END TO END MLOPS ENGINEERING

Challenge
Businesses often struggle to deploy, manage, and monitor machine learning models in production reliably.
- Manual deployment processes are error-prone, non-reproducible, and difficult to scale.
- Ensuring version control, environment management, and continuous monitoring across development, staging, and production is challenging.
Approach
- Automate machine learning workflows, including model training, evaluation, and deployment, following MLOps best practices.
- Integrate data pipelines, model orchestration, and infrastructure provisioning to support the end-to-end ML lifecycle.
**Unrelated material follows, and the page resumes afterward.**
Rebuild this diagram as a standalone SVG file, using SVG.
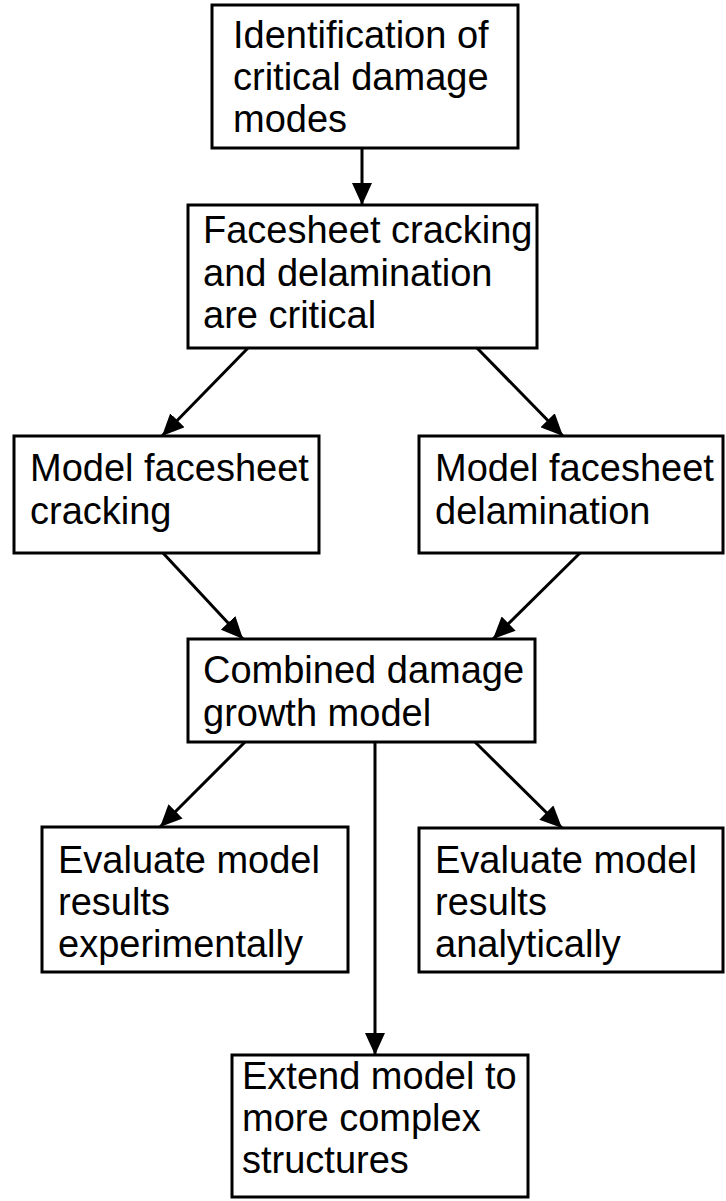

- Implement continuous integration and continuous delivery (CI/CD) pipelines to enable reproducible deployments.
Data
- Orchestrated Data Pipeline with Structured and unstructured data from multiple sources, including databases, CSV, and JSON files.
- Feature engineering and preprocessing steps tracked to ensure model consistency and reproducibility.
- Dataset splits and derived features managed through DVC and pipeline orchestration
Solution
- Automated CI/CD pipelines using Azure DevOps for testing, training, and deployment workflows.
- Data versioning and pipeline orchestration managed with DVC and Airflow to ensure reproducibility.
- Experiment and model tracking using MLflow for auditability and rollback capabilities.
- Deployment endpoints via Flask or FastAPI, with containerization on Azure Container Registry (ACR) and scalable hosting on AKS.
- Monitoring dashboards using Evidently AI to track data drift, input/output distributions, and model performance.
- Blob storage for raw, transformed, and processed data with logging for all pipeline activities.
- Infrastructure as code via Pulumi to provision and manage Azure VMs, AKS clusters, and other resources.
- Separate development, staging, and production environments to ensure safe, reliable deployments.
Business Impact
- Reliable and scalable ML model deployment, reducing manual intervention.
- End-to-end reproducibility, improving operational efficiency and reducing errors.
- Continuous monitoring and version control, ensuring model performance over time.
- Scalable infrastructure, capable of handling increasing workloads seamlessly.
- Enhanced data-driven decision-making through robust, automated, and auditable ML operations.